Data Augmentation: Creating more diverse training data.
Using a Separate Validation Set: Evaluating the model on a separate validation set that is not used for training.
Ensemble Methods: Combining multiple models to improve generalization.
Careful Feature Selection: Avoiding features that are specific to the benchmark dataset.

Evolving AI Landscape

The rapid pace of AI development means that benchmarks can quickly become outdated. New models and architectures emerge constantly. To stay relevant, benchmarks must be continuously updated and adapted to reflect the latest advances in AI. This may involve:

Adding new tasks and datasets.
Developing new evaluation metrics.
Revising evaluation protocols.
Incorporating new AI models and architectures.

Defining “Intelligence”

Defining what constitutes “intelligence” and how it should be measured is a fundamental challenge in AI benchmarking. Current benchmarks often focus on narrow task performance, but true intelligence involves a broader range of capabilities, such as:

Common sense reasoning.
Adaptability to new situations.
Learning from limited data.
Creativity and problem-solving.

Developing benchmarks that capture these higher-level cognitive abilities is an ongoing area of research.
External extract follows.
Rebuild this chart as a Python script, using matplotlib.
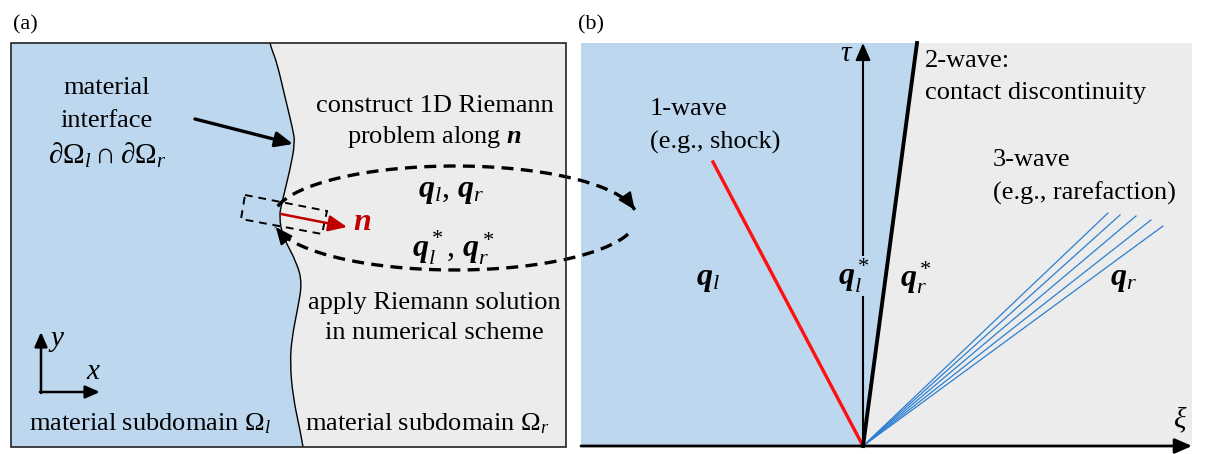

The Future of AI Benchmarking

Holistic Benchmarking

The future of AI benchmarking will likely involve a more holistic approach that considers multiple aspects of AI systems, including:

Performance: Accuracy, speed, and scalability.
Efficiency: Computational cost, energy consumption, and memory footprint.
Robustness: Resistance to noise and adversarial attacks.
Fairness: Lack of bias and equitable outcomes.
Explainability: The ability to understand and interpret the model’s decisions.
Safety: Ensuring the AI system does not cause harm.

Standardized Benchmarking Platforms

The development of standardized benchmarking platforms would facilitate the creation and sharing of benchmarks, making it easier for researchers and developers to evaluate and compare AI models. These platforms should provide:

A centralized repository of datasets and benchmarks.
Tools for running benchmarks and analyzing results.
Standardized evaluation protocols.
Support for different AI frameworks and hardware platforms.

Examples of existing platforms include Kaggle and EvalAI.

Continual Benchmarking

As AI models are increasingly deployed in dynamic and unpredictable environments, continual benchmarking will become more important. This involves continuously monitoring the performance of AI models in the field and adapting them as needed. Techniques for continual benchmarking include:

Online learning: Updating the model in real-time based on new data.
Active learning: Selecting the most informative data points for labeling and retraining.
Model monitoring: Detecting performance degradation and anomalies.

Conclusion

AI benchmarking is a critical process for advancing the field of Artificial Intelligence. By providing objective metrics and facilitating fair comparisons, benchmarks guide the development of more robust, reliable, and trustworthy AI systems. While challenges such as data bias and overfitting persist, ongoing research and development efforts are focused on creating more holistic, standardized, and continual benchmarking approaches. As AI continues to evolve, robust and adaptive benchmarking strategies will be essential to ensure its responsible and beneficial deployment.